Imagine if a main dealer fixed your brake system with an aftermarket part that later failed causing a serious accident.  It's not been through any type approval tests.  What would you do.......?

That's why main dealers these days replace not repair parts.

I'd happily use this guy personally though.

Takeitslowly 30 September 2019

Deputy wrote:

Deputy wrote:

Imagine if a main dealer fixed your brake system with an aftermarket part that later failed causing a serious accident.  It's not been through any type approval tests.  What would you do.......?

That's why main dealers these days replace not repair parts.

I'd happily use this guy personally though.

 

This article is about reducing the total cost of repair, by selling individual parts that need to be replaced, rather than whole units, most of which work, but are not needed for the fix. With such lack of attention to detail, you will never be promoted beyond deputy.

Peter Cavellini 29 September 2019

The big boys.....!

 I'd have thought he'd have been head hunted by a major parts company?, I'd have thought a parts company would've hit on this idea yonks ago?, but, if it's a small article here, from small Acorns and all that, then , good luck to him!

streaky 29 September 2019

Lots of BMW stuff

I notice there is quite an emphasis of BMW spares on their website - does this say anything about the quality and longevity of its cars???

Andy_Cowe 29 September 2019

streaky wrote:

streaky wrote:

I notice there is quite an emphasis of BMW spares on their website - does this say anything about the quality and longevity of its cars???

Maybe, but could also be they sell complete units instead of individual components.

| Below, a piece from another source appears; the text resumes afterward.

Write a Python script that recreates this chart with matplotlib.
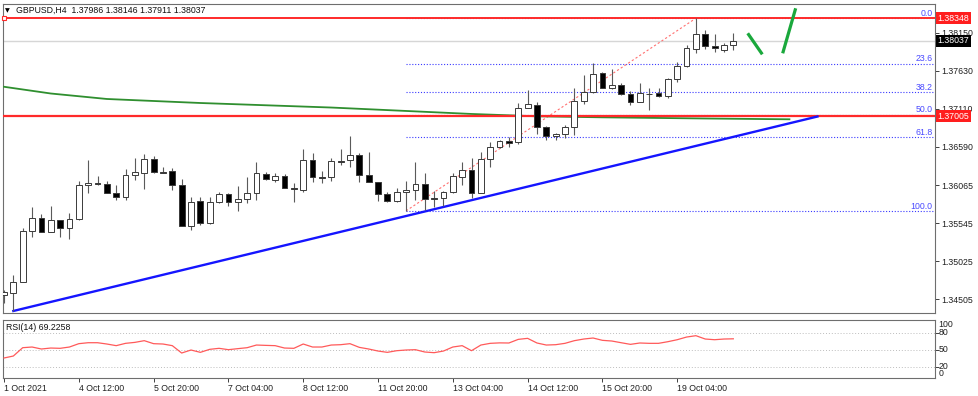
import matplotlib
matplotlib.use("Agg")
import matplotlib.pyplot as plt
import matplotlib.transforms as mtransforms

plt.rcParams['font.family'] = ['Liberation Sans', 'DejaVu Sans']

# ---------------- data ----------------
title_text = "GBPUSD,H4  1.37986 1.38146 1.37911 1.38037"
rsi_title = "RSI(14) 69.2258"

opens = [1.34561, 1.34592, 1.34743, 1.35441, 1.35610, 1.35423, 1.35587, 1.35482, 1.35597, 1.36062,
         1.36089, 1.36084, 1.35961, 1.35898, 1.36199, 1.36234, 1.36422, 1.36244, 1.36253, 1.36070,
         1.35509, 1.35843, 1.35542, 1.35829, 1.35939, 1.35829, 1.35870, 1.35952, 1.36221, 1.36134,
         1.36189, 1.36021, 1.35997, 1.36408, 1.36171, 1.36171, 1.36390, 1.36408, 1.36481, 1.36203,
         1.36107, 1.35943, 1.35847, 1.35970, 1.35997, 1.36076, 1.35884, 1.35884, 1.35974, 1.36180,
         1.36271, 1.35952, 1.36418, 1.36582, 1.36672, 1.36650, 1.37124, 1.37161, 1.36864, 1.36736,
         1.36768, 1.36864, 1.37215, 1.37334, 1.37594, 1.37389, 1.37430, 1.37311, 1.37198, 1.37315,
         1.37325, 1.37280, 1.37516, 1.37690, 1.37931, 1.38132, 1.37972, 1.37913, 1.37986]
highs = [1.34629, 1.34834, 1.35473, 1.35769, 1.35665, 1.35783, 1.35590, 1.35687, 1.36117, 1.36408,
         1.36189, 1.36125, 1.36070, 1.36281, 1.36431, 1.36486, 1.36459, 1.36308, 1.36294, 1.36152,
         1.35906, 1.35906, 1.35906, 1.35974, 1.35952, 1.36056, 1.36180, 1.36385, 1.36248, 1.36226,
         1.36216, 1.36089, 1.36561, 1.36500, 1.36258, 1.36431, 1.36559, 1.36741, 1.36500, 1.36513,
         1.36111, 1.35974, 1.36021, 1.36121, 1.36377, 1.36226, 1.35988, 1.35984, 1.36226, 1.36385,
         1.36440, 1.36513, 1.36650, 1.36682, 1.36719, 1.37184, 1.37366, 1.37198, 1.36873, 1.36773,
         1.36887, 1.37389, 1.37571, 1.37731, 1.37616, 1.37653, 1.37466, 1.37348, 1.37462, 1.37393,
         1.37393, 1.37530, 1.37745, 1.37986, 1.38348, 1.38191, 1.38132, 1.38009, 1.38146]
lows = [1.34451, 1.34342, 1.34732, 1.35358, 1.35423, 1.35416, 1.35350, 1.35327, 1.35587, 1.35952,
        1.36062, 1.35950, 1.35861, 1.35861, 1.36134, 1.36007, 1.36233, 1.36230, 1.35997, 1.35505,
        1.35450, 1.35519, 1.35539, 1.35826, 1.35779, 1.35710, 1.35816, 1.35861, 1.36134, 1.36111,
        1.36021, 1.35837, 1.35974, 1.36111, 1.36097, 1.36121, 1.36340, 1.36316, 1.36111, 1.36103,
        1.35847, 1.35829, 1.35829, 1.35712, 1.35861, 1.35724, 1.35761, 1.35779, 1.35952, 1.36066,
        1.35884, 1.35950, 1.36316, 1.36578, 1.36590, 1.36623, 1.37120, 1.36764, 1.36682, 1.36682,
        1.36713, 1.36750, 1.37170, 1.37331, 1.37393, 1.37386, 1.37293, 1.37165, 1.37195, 1.37096,
        1.37266, 1.37256, 1.37475, 1.37687, 1.37872, 1.37931, 1.37882, 1.37882, 1.37911]
closes = [1.34606, 1.34743, 1.35441, 1.35610, 1.35427, 1.35587, 1.35482, 1.35605, 1.36062, 1.36093,
          1.36082, 1.35952, 1.35898, 1.36207, 1.36240, 1.36422, 1.36237, 1.36234, 1.36062, 1.35509,
          1.35837, 1.35542, 1.35829, 1.35939, 1.35829, 1.35874, 1.35961, 1.36226, 1.36148, 1.36189,
          1.36025, 1.36007, 1.36404, 1.36171, 1.36167, 1.36390, 1.36387, 1.36481, 1.36203, 1.36107,
          1.35943, 1.35847, 1.35974, 1.36002, 1.36076, 1.35870, 1.35881, 1.35974, 1.36185, 1.36271,
          1.35952, 1.36418, 1.36586, 1.36668, 1.36637, 1.37124, 1.37170, 1.36864, 1.36741, 1.36764,
          1.36864, 1.37215, 1.37334, 1.37585, 1.37396, 1.37430, 1.37311, 1.37198, 1.37329, 1.37312,
          1.37280, 1.37516, 1.37698, 1.37941, 1.38132, 1.37972, 1.37941, 1.37986, 1.38037]

rsi_values = [35.3, 38.8, 53.5, 54.7, 51.2, 52.9, 52.4, 54.7, 60.6, 62.3,
              62.3, 60.0, 57.1, 61.2, 62.9, 65.9, 60.6, 60.0, 57.1, 44.1,
              49.4, 45.3, 50.6, 52.4, 50.0, 51.8, 53.5, 58.2, 57.6, 57.1,
              52.9, 52.4, 60.0, 54.7, 54.7, 58.2, 58.8, 60.6, 54.1, 51.2,
              47.6, 45.3, 48.2, 49.4, 50.0, 45.9, 44.7, 47.6, 54.7, 57.1,
              48.2, 58.2, 61.2, 62.0, 61.8, 68.2, 70.0, 61.8, 58.2, 58.8,
              61.2, 65.9, 68.8, 70.6, 66.5, 65.3, 62.3, 59.4, 61.8, 61.2,
              61.2, 64.1, 67.6, 72.3, 74.7, 68.8, 67.6, 68.8, 69.2]

ma_bars = [0, 5, 11, 21, 35, 42, 50, 57, 64, 75, 84]
ma_values = [1.37410, 1.37318, 1.37243, 1.37188, 1.37126, 1.37085, 1.37038, 1.37006, 1.36992, 1.36976, 1.36965]

resistance_level = 1.38348
support_level = 1.37005
current_price = 1.38037

trend_bars = [1, 87]
trend_prices = [1.34342, 1.37003]

fib_bars = [43, 74]
fib_prices = [1.35712, 1.38348]
fib_levels = [0.0, 23.6, 38.2, 50.0, 61.8, 100.0]

arrow1_bars = [79.54, 81.10]
arrow1_prices = [1.38142, 1.37854]
arrow2_bars = [83.28, 84.67]
arrow2_prices = [1.37868, 1.38484]

price_ticks = [1.38150, 1.37630, 1.37110, 1.36590, 1.36065, 1.35545, 1.35025, 1.34505]
rsi_ticks = [100, 80, 50, 20, 0]
rsi_levels = [80, 50, 20]

date_bars = [0, 8, 16, 24, 32, 40, 48, 56, 64, 72]
date_labels = ["1 Oct 2021", "4 Oct 12:00", "5 Oct 20:00", "7 Oct 04:00", "8 Oct 12:00",
               "11 Oct 20:00", "13 Oct 04:00", "14 Oct 12:00", "15 Oct 20:00", "19 Oct 04:00"]

# ---------------- layout ----------------
W, H = 979, 396
fig = plt.figure(figsize=(W / 100, H / 100), dpi=100)
fig.patch.set_facecolor('white')

L, R = 3, 935
ax = fig.add_axes([L / W, 1 - 312.7 / H, (R - L) / W, (312.7 - 4) / H])
rax = fig.add_axes([L / W, 1 - 378 / H, (R - L) / W, (378 - 320) / H])

xlim = (-0.107, 99.57)
FS = 6.3
frame_col = '#6e6e6e'

# ---------------- main panel ----------------
ax.set_xlim(*xlim)
ax.set_ylim(1.343185, 1.385427)

# horizontal reference lines
ax.axhline(current_price, color='#d6d6d6', lw=1.0, zorder=1)
ax.axhline(resistance_level, color='#ff2a2a', lw=1.4, zorder=4)
ax.axhline(support_level, color='#ff2a2a', lw=1.6, zorder=4)
ax.plot([0], [resistance_level], marker='s', ms=2.6, mfc='white', mec='#ff2a2a', mew=0.8, zorder=6, clip_on=False)

# moving average
ax.plot(ma_bars, ma_values, color='#2f8f2f', lw=1.3, zorder=3)

# fibonacci
f_low, f_high = fib_prices
for lvl in fib_levels:
    p = f_high - (f_high - f_low) * lvl / 100.0
    ax.hlines(p, fib_bars[0], xlim[1], colors='#3a3aff', lw=0.8, linestyles=(0, (1, 1.6)), zorder=2)
    ax.text(xlim[1] - 0.25, p + 0.00004, f"{lvl:.1f}", ha='right', va='bottom', color='#4a4aff',
            fontsize=FS, zorder=6)
ax.plot(fib_bars, fib_prices, color='#ff7070', lw=0.8, ls=(0, (2, 2)), zorder=2)

# trend line
ax.plot(trend_bars, trend_prices, color='#1515ff', lw=1.7, zorder=5)

# candles
for i, (o, h, l, c) in enumerate(zip(opens, highs, lows, closes)):
    ax.vlines(i, l, h, color='#5a5a5a', lw=0.8, zorder=6)
    bull = c >= o
    bottom = min(o, c)
    height = max(abs(c - o), 0.00001)
    ax.bar(i, height, width=0.62, bottom=bottom, color='white' if bull else 'black',
           edgecolor='#3a3a3a', linewidth=0.7, zorder=7)

# hand drawn arrows
ax.plot(arrow1_bars, arrow1_prices, color='#1aa83c', lw=2.3, zorder=8, solid_capstyle='butt')
ax.plot(arrow2_bars, arrow2_prices, color='#1aa83c', lw=2.3, zorder=8, solid_capstyle='butt')

# axes styling
ax.set_xticks([])
ax.yaxis.tick_right()
ax.set_yticks(price_ticks)
ax.set_yticklabels([f"{p:.5f}" for p in price_ticks])
ax.tick_params(axis='y', length=3, width=0.6, pad=1.5, labelsize=FS, colors='#202020')
for s in ax.spines.values():
    s.set_color(frame_col)
    s.set_linewidth(0.8)

blend = mtransforms.blended_transform_factory(ax.transAxes, ax.transData)
for val, bg in [(resistance_level, '#ff1e1e'), (current_price, '#000000'), (support_level, '#ff1e1e')]:
    ax.text(1.0025, val, f"{val:.5f}", transform=blend, ha='left', va='center', color='white',
            fontsize=FS, zorder=10, clip_on=False,
            bbox=dict(boxstyle='square,pad=0.18', fc=bg, ec='none'))

fig.text(4.5 / W, 1 - 10.5 / H, '\u25bc', fontsize=4.5, family=['DejaVu Sans'], va='center', ha='left')
fig.text(16 / W, 1 - 10.5 / H, title_text, fontsize=FS, va='center', ha='left', color='#111111')

# ---------------- RSI panel ----------------
rax.set_xlim(*xlim)
rax.set_ylim(0, 102.4)
for lv in rsi_levels:
    rax.axhline(lv, color='#bdbdbd', lw=0.7, ls=(0, (1, 2)), zorder=1)
rax.plot(range(len(rsi_values)), rsi_values, color='#ff5a5a', lw=0.9, zorder=3)

rax.yaxis.tick_right()
rax.set_yticks(rsi_levels)
rax.set_yticklabels([])
rax.tick_params(axis='y', length=3, width=0.6, colors='#202020')
rblend = mtransforms.blended_transform_factory(rax.transAxes, rax.transData)
for v in rsi_ticks:
    va = 'center'
    yv = v
    if v == 100:
        va = 'top'
        yv = 102.4
    elif v == 0:
        va = 'bottom'
        yv = 0.5
    rax.text(1.004, yv, str(v), transform=rblend, ha='left', va=va, fontsize=FS, color='#202020',
             clip_on=False)

rax.set_xticks(date_bars)
rax.set_xticklabels(date_labels, ha='left', fontsize=FS, color='#202020')
rax.tick_params(axis='x', length=3, width=0.6, pad=1.5, colors='#202020')
for s in rax.spines.values():
    s.set_color(frame_col)
    s.set_linewidth(0.8)

fig.text(6 / W, 1 - 327 / H, rsi_title, fontsize=FS, va='center', ha='left', color='#111111')

fig.savefig('out.png', dpi=100, facecolor='white')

I had an issue with my Suzuki that possibly needed one of two sensors replacing. Other options were tried because only complete units were available, one at £300, the other £500! In the end I went to another garage that solved it by cleaning the throttle body for £75. That was a reminder that the expensive repair is not necessarily the best. X8R are a brilliant example of that. Maybe one day they can expand into home appliances.